Hagerstown Premium Outlets
- Location: Hagerstown, Maryland, United States
- Coordinates: 39°36′29″N 77°43′59″W﻿ / ﻿39.6080927°N 77.7331293°W
- Opened: 1998
- Developer: Prime Retail
- Management: Simon Premium Outlets
- Owner: Simon Property Group
- Stores: 100+ (at peak)
- Anchor tenants: 1
- Floor area: 450,000 square feet (42,000 m^{2})
- Floors: 1
- Public transit: WCT bus: 552
- Website: www.premiumoutlets.com/outlet/hagerstown

= Hagerstown Premium Outlets =

Shopping center in Washington County, Maryland, U.S.

Hagerstown Premium Outlets, is an open-air outlet mall located along Interstate 70, 3 mile east of the highway's junction with Interstate 81, in Hagerstown, Maryland, United States. It is one of two major shopping malls in Washington County (the other being the indoor Valley Mall).

Built by Baltimore-based Prime Retail and was formerly named Prime Outlets-Hagerstown, the outlet center opened in 1998 with approximately 55 stores. Subsequent additions in 1999 and 2000 brought the total number of stores to between 100 and 115 and over 450000 sqft of retail space. The center was designed with a village-style layout and walking lanes throughout.

Hagerstown Premium Outlets is chiefly anchored by Wolf Furniture & Outlet. Smaller anchor stores exist such as Adidas, Calvin Klein, Coach, Polo Ralph Lauren, and The Children's Place. The center also contains a food court with Auntie Anne's and Dairy Queen.

The outlet mall caters not only to residents in Hagerstown, surrounding Washington County, and neighboring counties in Maryland, West Virginia, Pennsylvania, and Virginia, but also to shoppers from the Washington, D.C., and Baltimore areas, especially on weekends and holidays.

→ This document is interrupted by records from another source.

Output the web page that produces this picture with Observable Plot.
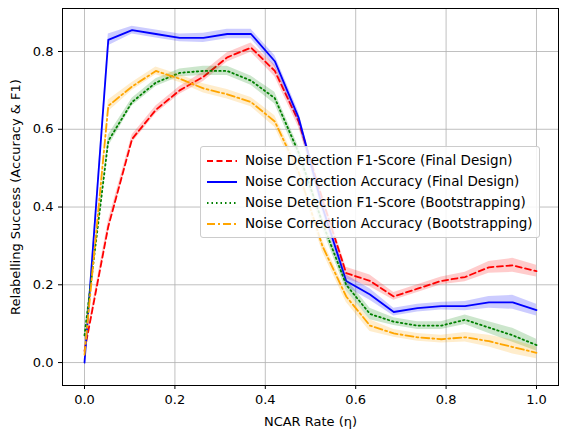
<!DOCTYPE html>
<html><head><meta charset="utf-8">
<script src="https://cdn.jsdelivr.net/npm/d3@7"></script>
<script src="https://cdn.jsdelivr.net/npm/@observablehq/plot@0.6"></script>
<style>
body{margin:0;background:#fff;font-family:"DejaVu Sans",sans-serif;}
#wrap{position:relative;width:567px;height:432px;}
#legend{position:absolute;left:200px;top:146px;border:1px solid #ccc;border-radius:3px;background:rgba(255,255,255,0.85);padding:3px 6px;font-size:13.5px;line-height:21px;}
#legend div{display:flex;align-items:center;white-space:nowrap;}
#legend svg{margin-right:8px;}
</style></head><body>
<div id="wrap"><div id="chart"></div>
<div id="legend"></div></div>
<script>
const eta = d3.range(20).map(i => i/19);
const f1Final = [0.03,0.35,0.575,0.65,0.70,0.735,0.785,0.81,0.75,0.62,0.42,0.23,0.21,0.17,0.19,0.21,0.22,0.245,0.25,0.235];
const accFinal = [0.0,0.83,0.855,0.845,0.835,0.835,0.845,0.845,0.775,0.63,0.40,0.21,0.175,0.13,0.14,0.145,0.145,0.155,0.155,0.135];
const f1Boot = [0.07,0.57,0.67,0.72,0.745,0.75,0.75,0.725,0.68,0.54,0.36,0.20,0.125,0.105,0.095,0.095,0.11,0.09,0.07,0.045];
const accBoot = [0.02,0.66,0.71,0.75,0.73,0.705,0.69,0.67,0.62,0.49,0.30,0.17,0.095,0.075,0.065,0.06,0.065,0.055,0.04,0.025];
const bandHalf = [0.01,0.015,0.01,0.01,0.01,0.012,0.012,0.012,0.015,0.015,0.015,0.015,0.015,0.01,0.01,0.01,0.012,0.015,0.018,0.015];
const names = ["Noise Detection F1-Score (Final Design)","Noise Correction Accuracy (Final Design)","Noise Detection F1-Score (Bootstrapping)","Noise Correction Accuracy (Bootstrapping)"];
const series = [
 {name:names[0], v:f1Final, color:"red", dash:"6,3.5"},
 {name:names[1], v:accFinal, color:"blue", dash:null},
 {name:names[2], v:f1Boot, color:"green", dash:"1.5,3"},
 {name:names[3], v:accBoot, color:"orange", dash:"8,3,2,3"}
];
const marks = [
  Plot.gridX([0,0.2,0.4,0.6,0.8,1.0],{stroke:"#b0b0b0",strokeOpacity:1,strokeWidth:0.8}),
  Plot.gridY([0,0.2,0.4,0.6,0.8],{stroke:"#b0b0b0",strokeOpacity:1,strokeWidth:0.8})
];
for (const s of series) {
  const data = eta.map((x,i)=>({x, y:s.v[i], lo:s.v[i]-bandHalf[i], hi:s.v[i]+bandHalf[i]}));
  marks.push(Plot.areaY(data,{x:"x",y1:"lo",y2:"hi",fill:s.color,fillOpacity:0.2}));
  marks.push(Plot.line(data,{x:"x",y:"y",stroke:s.color,strokeWidth:1.8,strokeDasharray:s.dash}));
}
marks.push(Plot.frame({stroke:"black",strokeWidth:1}));
const chart = Plot.plot({
  width:567,height:432,marginLeft:62,marginRight:9,marginTop:8,marginBottom:47,
  style:{fontFamily:"DejaVu Sans",fontSize:"13px",color:"black",background:"white"},
  x:{domain:[-0.0487,1.0487],ticks:[0,0.2,0.4,0.6,0.8,1.0],tickFormat:d3.format(".1f"),label:"NCAR Rate (η)",labelAnchor:"center",labelArrow:"none",labelOffset:40,tickSize:4},
  y:{domain:[-0.059,0.9106],ticks:[0,0.2,0.4,0.6,0.8],tickFormat:d3.format(".1f"),label:"Relabelling Success (Accuracy & F1)",labelAnchor:"center",labelArrow:"none",labelOffset:52,tickSize:4},
  marks
});
document.getElementById("chart").appendChild(chart);
const leg = document.getElementById("legend");
for (const s of series) {
  const d = document.createElement("div");
  d.innerHTML = `<svg width="30" height="10"><line x1="0" x2="30" y1="5" y2="5" stroke="${s.color}" stroke-width="2" ${s.dash?`stroke-dasharray="${s.dash}"`:""}/></svg><span>${s.name}</span>`;
  leg.appendChild(d);
}
</script></body></html>
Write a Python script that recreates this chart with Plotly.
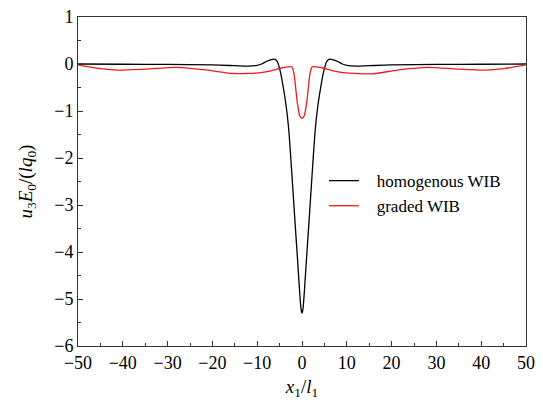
import plotly.graph_objects as go

# homogeneous WIB (black)
x_hom = [-50, -40, -30, -20, -15, -12, -10, -9, -8, -7, -6, -5.5, -5.0, -4.5, -4.0, -3.5, -3.0, -2.5,
         -2.0, -1.5, -1.0, -0.5, -0.2, 0, 0.2, 0.5, 1.0, 1.5, 2.0, 2.5, 3.0, 3.5, 4.0, 4.5, 5.0, 5.5,
         6, 7, 8, 9, 10, 12, 15, 20, 30, 40, 50]
y_hom = [0.0, -0.005, -0.01, -0.02, -0.035, -0.045, -0.03, 0.0, 0.05, 0.09, 0.10, 0.05, -0.1, -0.32,
         -0.6, -0.92, -1.35, -2.0, -2.72, -3.45, -4.15, -4.88, -5.22, -5.3, -5.22, -4.88, -4.15,
         -3.45, -2.72, -2.0, -1.35, -0.92, -0.6, -0.32, -0.1, 0.05, 0.10, 0.09, 0.05, 0.0, -0.03,
         -0.045, -0.035, -0.02, -0.01, -0.005, 0.0]

# graded WIB (red)
x_gr = [-50, -45, -41, -35, -28, -22, -15.5, -12, -8.8, -6, -4.4, -2.3, -1.8, -1.4, -1.0, -0.5, 0,
        0.5, 1.0, 1.4, 1.8, 2.3, 4.4, 6, 8.8, 12, 15.5, 22, 28, 35, 41, 45, 50]
y_gr = [-0.02, -0.1, -0.13, -0.11, -0.07, -0.12, -0.2, -0.2, -0.18, -0.12, -0.08, -0.06, -0.2,
        -0.52, -0.85, -1.1, -1.16, -1.1, -0.85, -0.52, -0.2, -0.06, -0.08, -0.12, -0.18, -0.2,
        -0.21, -0.12, -0.07, -0.11, -0.13, -0.1, -0.02]

x_ticks = [-50, -40, -30, -20, -10, 0, 10, 20, 30, 40, 50]
y_ticks = [1, 0, -1, -2, -3, -4, -5, -6]

FONT = "Times New Roman, Liberation Serif, serif"
NB = "\u00a0\u00a0\u00a0"

fig = go.Figure()
fig.add_trace(go.Scatter(x=x_hom, y=y_hom, mode="lines", name=NB + "homogenous WIB",
                         line=dict(color="black", width=1.3, shape="spline", smoothing=0.8)))
fig.add_trace(go.Scatter(x=x_gr, y=y_gr, mode="lines", name=NB + "graded WIB",
                         line=dict(color="#ee1c1c", width=1.3, shape="spline", smoothing=0.8)))

axis_common = dict(showgrid=False, zeroline=False, showline=True, linecolor="#333333",
                   linewidth=1, mirror=True, ticks="inside", ticklen=5, tickwidth=1,
                   tickcolor="#333333", automargin=False,
                   tickfont=dict(family=FONT, size=18, color="black"))

fig.update_xaxes(range=[-50, 50], tickvals=x_ticks, ticktext=[str(v).replace("-", "\u2212") for v in x_ticks],
                 minor=dict(dtick=5, ticks="inside", ticklen=3, tickcolor="#333333"),
                 title=dict(text="<i>x</i><sub>1</sub>/<i>l</i><sub>1</sub>",
                            font=dict(family=FONT, size=19, color="black"), standoff=8),
                 **axis_common)
fig.update_yaxes(range=[-6, 1], tickvals=y_ticks, ticktext=[str(v).replace("-", "\u2212") for v in y_ticks],
                 minor=dict(dtick=0.5, ticks="inside", ticklen=3, tickcolor="#333333"),
                 title=dict(text="<i>u</i><sub>3</sub><i>E</i><sub>0</sub>/(<i>lq</i><sub>0</sub>)",
                            font=dict(family=FONT, size=19, color="black"), standoff=16),
                 **axis_common)

fig.update_layout(
    width=543, height=403,
    margin=dict(l=78, r=17, t=17, b=57),
    paper_bgcolor="white", plot_bgcolor="white",
    font=dict(family=FONT, size=18, color="black"),
    showlegend=True,
    legend=dict(x=0.549, y=0.556, xanchor="left", yanchor="top", bgcolor="rgba(0,0,0,0)",
                font=dict(family=FONT, size=17, color="black"), tracegroupgap=0),
)

fig.write_html("out.html", config={"displayModeBar": False},
               post_script="document.body.style.margin='0';")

In late August 2010, the center was acquired by Simon Property Group's Premium Outlet sector along with the majority of the Prime Outlet centers and was renamed Hagerstown Premium Outlets in September 2010.

From 2019 to now, many stores have closed in this outlet center, leaving many vacant storefronts that are either not being filled or being filled by local small businesses. The food court is vacant and the outlet mall is only open till 7PM Monday through Saturday.